• **TASK PROMPT**: Among the entries below, copy only the span from the line containing "Write a Python" through the line containing "import pandas as pd". Do so exactly, and skip the pictures.

Entries from a dataset
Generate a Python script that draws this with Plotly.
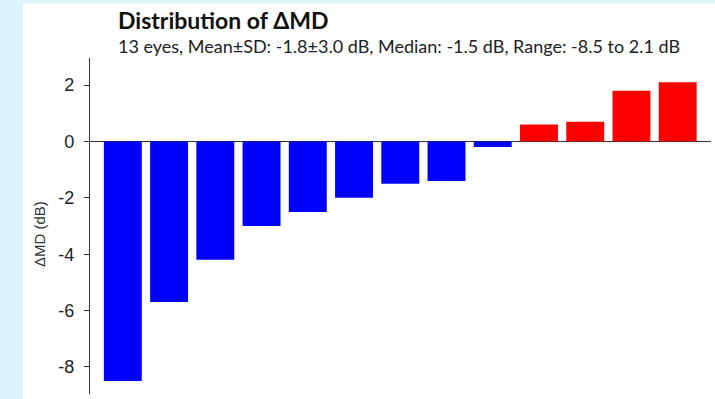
import plotly.graph_objects as go

# Change in mean deviation per eye, sorted ascending
eyes = list(range(1, 14))
delta_md = [-8.5, -5.7, -4.2, -3.0, -2.5, -2.0, -1.5, -1.4, -0.2, 0.6, 0.7, 1.8, 2.1]
y_ticks = [-8, -6, -4, -2, 0, 2]
y_tick_text = ["-8", "-6", "-4", "-2", "0", "2"]

title_text = "Distribution of ΔMD"
subtitle_text = "13 eyes, Mean±SD: -1.8±3.0 dB, Median: -1.5 dB, Range: -8.5 to 2.1 dB"
y_label = "ΔMD (dB)"

W, H = 715, 399
ML, MR, MT, MB = 90, 4, 58, 5
PW, PH = W - ML - MR, H - MT - MB


def px_x(x):
    return (x - ML) / PW


def px_y(y):
    return (H - MB - y) / PH


colors = ["#0000ff" if v < 0 else "#ff0000" for v in delta_md]

fig = go.Figure(
    go.Bar(
        x=list(range(len(eyes))),
        y=delta_md,
        marker=dict(color=colors, line=dict(width=0)),
        hoverinfo="y",
    )
)

fig.update_layout(
    width=W,
    height=H,
    margin=dict(l=ML, r=MR, t=MT, b=MB),
    paper_bgcolor="#dcf5fd",
    plot_bgcolor="white",
    showlegend=False,
    bargap=0.18,
    xaxis=dict(visible=False, range=[-0.71, 12.72]),
    yaxis=dict(
        range=[-8.96, 2.96],
        tickvals=y_ticks,
        ticktext=y_tick_text,
        ticks="outside",
        ticklen=5,
        tickwidth=1.3,
        tickcolor="#333333",
        showline=True,
        linecolor="#333333",
        linewidth=1.3,
        showgrid=False,
        zeroline=True,
        zerolinecolor="#333333",
        zerolinewidth=1.3,
        tickfont=dict(family="Liberation Sans, Arial", size=18, color="#222222"),
        ticklabelstandoff=6,
    ),
    shapes=[
        # white card behind the chart
        dict(
            type="rect", xref="paper", yref="paper", layer="below",
            x0=px_x(23), x1=px_x(W + 5), y0=px_y(H + 5), y1=px_y(3.5),
            fillcolor="white", line=dict(width=0),
        ),
    ],
    annotations=[
        dict(
            text=f"<b>{title_text}</b>", xref="paper", yref="paper",
            x=px_x(116), y=px_y(20), xanchor="left", yanchor="middle",
            showarrow=False,
            font=dict(family="Lato, Open Sans", size=23, color="#111111"),
        ),
        dict(
            text=subtitle_text, xref="paper", yref="paper",
            x=px_x(116), y=px_y(46), xanchor="left", yanchor="middle",
            showarrow=False,
            font=dict(family="Lato, Open Sans", size=18, color="#222222"),
        ),
        dict(
            text=y_label, xref="paper", yref="paper",
            x=px_x(39), y=px_y(234), xanchor="center", yanchor="middle",
            textangle=-90, showarrow=False,
            font=dict(family="Liberation Sans, Arial", size=15, color="#333333"),
        ),
    ],
)

fig.write_html("out.html")
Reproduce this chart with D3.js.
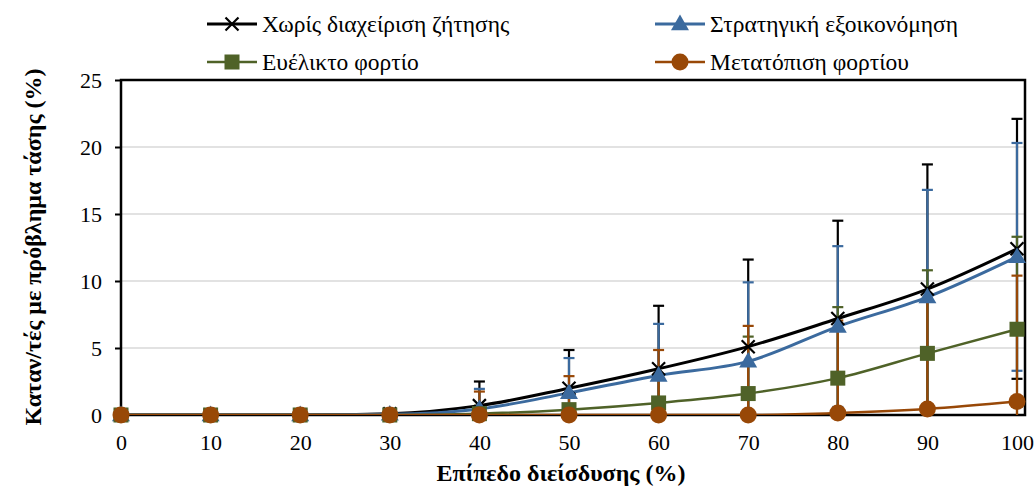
<!DOCTYPE html>
<html>
<head>
<meta charset="utf-8">
<script src="https://cdn.jsdelivr.net/npm/d3@7"></script>
<style>
  body { margin: 0; background: #fff; }
  text { font-family: "Liberation Serif", "DejaVu Serif", serif; }
</style>
</head>
<body>
<div id="canvas"></div>
<script>
const levels = [0, 10, 20, 30, 40, 50, 60, 70, 80, 90, 100];

const noDR = [0, 0, 0, 0.1, 0.7, 2.0, 3.45, 5.1, 7.2, 9.4, 12.4];
const noDRErr = [0, 0, 0, 0.1, 1.8, 2.85, 4.7, 6.5, 7.3, 9.3, 9.7];
const strat = [0, 0, 0, 0.05, 0.45, 1.65, 2.95, 4.0, 6.6, 8.8, 11.8];
const stratErr = [0, 0, 0, 0.05, 1.5, 2.6, 3.85, 5.9, 6.0, 8.0, 8.5];
const flex = [0, 0, 0, 0, 0.1, 0.4, 0.9, 1.6, 2.75, 4.6, 6.4];
const flexErr = [0, 0, 0, 0, 0.6, 1.2, 2.0, 4.25, 5.3, 6.2, 6.9];
const shift = [0, 0, 0, 0, 0, 0, 0, 0, 0.15, 0.45, 1.0];
const shiftErr = [0, 0, 0, 0, 1.75, 2.9, 4.85, 6.65, 6.9, 8.3, 9.4];

const yTicks = [0, 5, 10, 15, 20, 25];

const series = [
  { name: "Χωρίς διαχείριση ζήτησης", values: noDR, err: noDRErr, color: "#000000", marker: "x", lw: 3 },
  { name: "Στρατηγική εξοικονόμηση", values: strat, err: stratErr, color: "#3b6a9e", marker: "tri", lw: 3 },
  { name: "Ευέλικτο φορτίο", values: flex, err: flexErr, color: "#4f6228", marker: "sq", lw: 2.5 },
  { name: "Μετατόπιση φορτίου", values: shift, err: shiftErr, color: "#984807", marker: "circ", lw: 2.5 },
];

const width = 1035;
const height = 489;
const plot = { left: 121, right: 1025, top: 80, bottom: 415 };

const svg = d3.select("#canvas").append("svg")
  .attr("width", width)
  .attr("height", height);

const x = d3.scaleLinear().domain([0, 100]).range([plot.left, 1017]);
const y = d3.scaleLinear().domain([0, 25]).range([plot.bottom, plot.top]);

svg.append("defs").append("clipPath").attr("id", "clip")
  .append("rect")
  .attr("x", plot.left).attr("y", plot.top)
  .attr("width", plot.right - plot.left).attr("height", plot.bottom - plot.top);

// gridlines
svg.append("g")
  .selectAll("line")
  .data(yTicks.slice(1, -1))
  .enter().append("line")
  .attr("x1", plot.left).attr("x2", plot.right)
  .attr("y1", (d) => y(d)).attr("y2", (d) => y(d))
  .attr("stroke", "#d9d9d9").attr("stroke-width", 1.3);

// axes
const yAxis = svg.append("g")
  .attr("transform", `translate(${plot.left},0)`)
  .call(d3.axisLeft(y).tickValues(yTicks).tickSize(6).tickPadding(13));
yAxis.select(".domain").remove();
yAxis.selectAll("line").attr("stroke", "#000").attr("stroke-width", 2);
yAxis.selectAll("text").attr("font-size", 22).attr("fill", "#000")
  .style("font-family", "Liberation Serif");

const xAxis = svg.append("g")
  .attr("transform", `translate(0,${plot.bottom})`)
  .call(d3.axisBottom(x).tickValues(levels).tickSize(0).tickPadding(19));
xAxis.select(".domain").remove();
xAxis.selectAll("text").attr("font-size", 22).attr("fill", "#000")
  .style("font-family", "Liberation Serif");

// frame
svg.append("rect")
  .attr("x", plot.left).attr("y", plot.top)
  .attr("width", plot.right - plot.left).attr("height", plot.bottom - plot.top)
  .attr("fill", "none").attr("stroke", "#000").attr("stroke-width", 2.5);

const body = svg.append("g").attr("clip-path", "url(#clip)");

// error bars
series.forEach((s) => {
  const g = body.append("g");
  const pts = levels.map((l, i) => ({ l, v: s.values[i], e: s.err[i] })).filter((d) => d.e > 0.2);
  g.selectAll(".eb").data(pts).enter().append("line")
    .attr("x1", (d) => x(d.l)).attr("x2", (d) => x(d.l))
    .attr("y1", (d) => y(d.v - d.e)).attr("y2", (d) => y(d.v + d.e))
    .attr("stroke", s.color).attr("stroke-width", 2.2);
  [1, -1].forEach((sign) => {
    g.selectAll(null).data(pts).enter().append("line")
      .attr("x1", (d) => x(d.l) - 5.5).attr("x2", (d) => x(d.l) + 5.5)
      .attr("y1", (d) => y(d.v + sign * d.e)).attr("y2", (d) => y(d.v + sign * d.e))
      .attr("stroke", s.color).attr("stroke-width", 2.2);
  });
});

// lines
const line = d3.line()
  .x((d) => x(d[0]))
  .y((d) => y(d[1]))
  .curve(d3.curveMonotoneX);

series.forEach((s) => {
  body.append("path")
    .datum(levels.map((l, i) => [l, s.values[i]]))
    .attr("d", line)
    .attr("fill", "none")
    .attr("stroke", s.color)
    .attr("stroke-width", s.lw)
    .attr("stroke-linejoin", "round");
});

function drawMarker(g, type, color, cx, cy) {
  if (type === "x") {
    const r = 6.5;
    g.append("path")
      .attr("d", `M${cx - r},${cy - r}L${cx + r},${cy + r}M${cx - r},${cy + r}L${cx + r},${cy - r}`)
      .attr("stroke", color).attr("stroke-width", 2.2).attr("fill", "none");
  } else if (type === "tri") {
    g.append("path")
      .attr("d", d3.symbol().type(d3.symbolTriangle).size(140)())
      .attr("transform", `translate(${cx},${cy + 1})`)
      .attr("fill", color);
  } else if (type === "sq") {
    g.append("rect")
      .attr("x", cx - 7.5).attr("y", cy - 7.5)
      .attr("width", 15).attr("height", 15)
      .attr("fill", color);
  } else {
    g.append("circle")
      .attr("cx", cx).attr("cy", cy).attr("r", 8.5)
      .attr("fill", color);
  }
}

// markers (not clipped so zero points overlap the axis)
series.forEach((s) => {
  const g = svg.append("g");
  levels.forEach((l, i) => drawMarker(g, s.marker, s.color, x(l), y(s.values[i])));
});

// legend
const legendPos = [
  { x: 207, y: 24 },
  { x: 655, y: 24 },
  { x: 207, y: 62 },
  { x: 655, y: 62 },
];
series.forEach((s, i) => {
  const p = legendPos[i];
  const g = svg.append("g");
  g.append("line")
    .attr("x1", p.x).attr("x2", p.x + 50)
    .attr("y1", p.y).attr("y2", p.y)
    .attr("stroke", s.color).attr("stroke-width", s.lw);
  drawMarker(g, s.marker, s.color, p.x + 25, p.y);
  g.append("text")
    .attr("x", p.x + 55).attr("y", p.y)
    .attr("dy", "0.33em")
    .attr("font-size", 23.5)
    .text(s.name);
});

// axis titles
svg.append("text")
  .attr("x", 561)
  .attr("y", 481)
  .attr("text-anchor", "middle")
  .attr("font-size", 24)
  .attr("font-weight", "bold")
  .text("Επίπεδο διείσδυσης (%)");

svg.append("text")
  .attr("transform", `translate(41,247) rotate(-90)`)
  .attr("text-anchor", "middle")
  .attr("font-size", 24)
  .attr("font-weight", "bold")
  .text("Καταν/τές με πρόβλημα τάσης (%)");
</script>
</body>
</html>
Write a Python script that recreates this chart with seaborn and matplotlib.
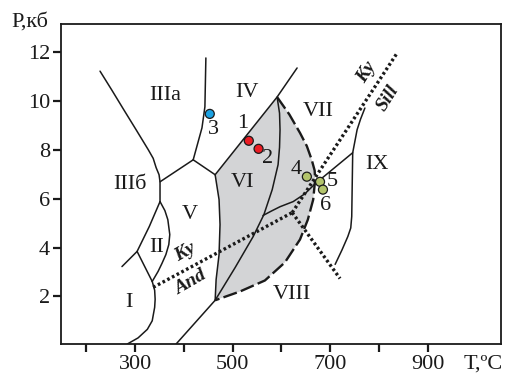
import matplotlib
matplotlib.use("Agg")
import matplotlib.pyplot as plt
import seaborn as sns
import numpy as np
import pandas as pd

# ---- data (T in °C, P in kbar) ----
line_a_T = [228, 252, 277, 302, 327, 337, 343, 349, 351, 351]
line_a_P = [11.22, 10.45, 9.63, 8.82, 8.0, 7.65, 7.27, 6.98, 6.69, 5.88]
line_b_T = [351, 361, 367, 371, 369, 363, 355, 347, 335]
line_b_P = [5.88, 5.51, 5.14, 4.53, 4.12, 3.71, 3.35, 3.02, 2.61]
line_c_T = [351, 329, 304, 273]
line_c_P = [5.88, 4.86, 3.84, 3.22]
line_d_T = [304, 335]
line_d_P = [3.84, 2.61]
line_e_T = [335, 340, 341, 340, 335, 325, 306, 284]
line_e_P = [2.61, 2.25, 1.88, 1.55, 1.00, 0.65, 0.30, 0.05]
line_f_T = [351, 419]
line_f_P = [6.69, 7.59]
line_g_T = [445, 443, 437, 419]
line_g_P = [11.76, 9.76, 8.9, 7.59]
line_h_T = [419, 464]
line_h_P = [7.59, 6.98]
line_i_T = [464, 591, 632]
line_i_P = [6.98, 10.16, 11.35]
line_j_T = [464, 472, 474, 472, 466, 464]
line_j_P = [6.98, 5.96, 4.94, 3.71, 2.69, 1.84]
line_k_T = [464, 384]
line_k_P = [1.84, 0.05]
line_m_T = [591, 596, 597, 596, 593, 581, 564, 542, 505, 464]
line_m_P = [10.16, 9.5, 8.82, 8.1, 7.39, 6.37, 5.35, 4.45, 3.18, 1.84]
line_n_T = [562, 580, 597, 624, 648, 669, 746]
line_n_P = [5.31, 5.50, 5.67, 5.88, 6.20, 6.61, 7.88]
line_o_T = [771, 762, 755, 746, 744, 742, 736, 724, 710]
line_o_P = [9.71, 9.25, 8.82, 7.88, 5.27, 4.80, 4.45, 3.90, 3.31]
# dashed boundary of field VI
dash_T = [591, 616, 638, 652, 662, 668, 669, 665, 654, 638, 607, 566, 515, 464]
dash_P = [10.16, 9.45, 8.69, 8.15, 7.59, 7.15, 6.78, 5.96, 5.14, 4.33, 3.39, 2.65, 2.20, 1.84]
# Al2SiO5 dotted lines
ky_and_T = [337, 622]
ky_and_P = [2.37, 5.43]
ky_sill_T = [622, 837]
ky_sill_P = [5.43, 11.96]
sill_and_T = [622, 720]
sill_and_P = [5.43, 2.73]

# samples
pt_labels = ["1", "2", "3", "4", "5", "6"]
pt_T = [533, 553, 453, 652, 679, 685]
pt_P = [8.37, 8.04, 9.47, 6.90, 6.69, 6.37]
pt_group = ["red", "red", "blue", "green", "green", "green"]
pt_lab_T = [521, 572, 460, 630, 705, 691]
pt_lab_P = [9.06, 7.63, 8.82, 7.18, 6.69, 5.72]

field_names = ["IIIa", "IV", "VII", "IX", "IIIб", "V", "VI", "II", "I", "VIII"]
field_T = [361, 529, 675, 796, 290, 413, 521, 345, 288, 622]
field_P = [10.24, 10.33, 9.55, 7.39, 6.57, 5.35, 6.65, 4.0, 1.76, 2.08]

xticks = [200, 300, 400, 500, 600, 700, 800, 900]
xtick_labels = ["", "300", "", "500", "", "700", "", "900"]
yticks = [2, 4, 6, 8, 10, 12]

# ---- plotting ----
sns.set_theme(style="white")
plt.rcParams["font.family"] = ["Liberation Serif", "DejaVu Serif"]

fig = plt.figure(figsize=(5.05, 3.74), dpi=100)
ax = fig.add_axes([61/505, 30/374, 440/505, 320/374])

# gray field VI
poly_T = line_i_T[:2] + dash_T[1:] + line_j_T[::-1][1:]
poly_P = line_i_P[:2] + dash_P[1:] + line_j_P[::-1][1:]
ax.fill(poly_T, poly_P, color="#d3d4d6", zorder=1, lw=0)

solid = [(line_a_T, line_a_P), (line_b_T, line_b_P), (line_c_T, line_c_P),
         (line_d_T, line_d_P), (line_e_T, line_e_P), (line_f_T, line_f_P),
         (line_g_T, line_g_P), (line_h_T, line_h_P), (line_i_T, line_i_P),
         (line_j_T, line_j_P), (line_k_T, line_k_P), (line_m_T, line_m_P),
         (line_n_T, line_n_P), (line_o_T, line_o_P)]
for T, P in solid:
    sns.lineplot(x=T, y=P, sort=False, estimator=None, ax=ax,
                 color="#1a1a1a", lw=1.1, zorder=3)
    ax.lines[-1].set_solid_joinstyle("round")

sns.lineplot(x=dash_T, y=dash_P, sort=False, estimator=None, ax=ax,
             color="#1a1a1a", lw=1.7, zorder=3)
ax.lines[-1].set_linestyle((0, (6, 1.8)))

for T, P in [(ky_and_T, ky_and_P), (ky_sill_T, ky_sill_P), (sill_and_T, sill_and_P)]:
    sns.lineplot(x=T, y=P, sort=False, estimator=None, ax=ax,
                 color="#1a1a1a", lw=2.4, zorder=4)
    ax.lines[-1].set_linestyle((0, (0.8, 0.8)))

pal = {"red": "#ec1c24", "blue": "#1ba1e2", "green": "#b3c46c"}
df = pd.DataFrame({"T": pt_T, "P": pt_P, "g": pt_group})
sns.scatterplot(data=df, x="T", y="P", hue="g", palette=pal, s=42,
                edgecolor="#1a1a1a", linewidth=0.9, legend=False, ax=ax, zorder=5)

for lab, T, P in zip(pt_labels, pt_lab_T, pt_lab_P):
    ax.text(T, P, lab, fontsize=16, ha="center", va="center", color="#1a1a1a", zorder=6)
for lab, T, P in zip(field_names, field_T, field_P):
    ax.text(T, P, lab, fontsize=16, ha="center", va="center", color="#1a1a1a", zorder=6)

bi = dict(fontsize=14, fontweight="bold", fontstyle="italic", ha="center",
          va="center", color="#1a1a1a", zorder=6)
ax.text(402, 3.80, "Ky", rotation=30, **bi)
ax.text(413, 2.57, "And", rotation=30, **bi)
ax.text(775, 11.18, "Ky", rotation=58, **bi)
ax.text(818, 10.10, "Sill", rotation=58, **bi)

ax.set_xlim(148, 1050)
ax.set_ylim(0.05, 13.15)
ax.set_xticks(xticks)
ax.set_xticklabels(xtick_labels)
ax.set_yticks(yticks)
ax.set_xlabel("")
ax.set_ylabel("")
ax.tick_params(axis="both", direction="out", length=6, width=1.6,
               labelsize=16, colors="#1a1a1a", pad=2, bottom=True, left=True)
for s in ax.spines.values():
    s.set_color("#1a1a1a")
    s.set_linewidth(1.3)

fig.text(30/505, 1 - 22/374, "P,кб", fontsize=16, ha="center", va="center", color="#1a1a1a")
fig.text(483/505, 1 - 364/374, "T,ºC", fontsize=16, ha="center", va="center", color="#1a1a1a")

fig.savefig("out.png", dpi=100)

• **RESPONSE**:
Write a Python script that recreates this chart with seaborn and matplotlib.
import matplotlib
matplotlib.use("Agg")
import matplotlib.pyplot as plt
import seaborn as sns
import numpy as np
import pandas as pd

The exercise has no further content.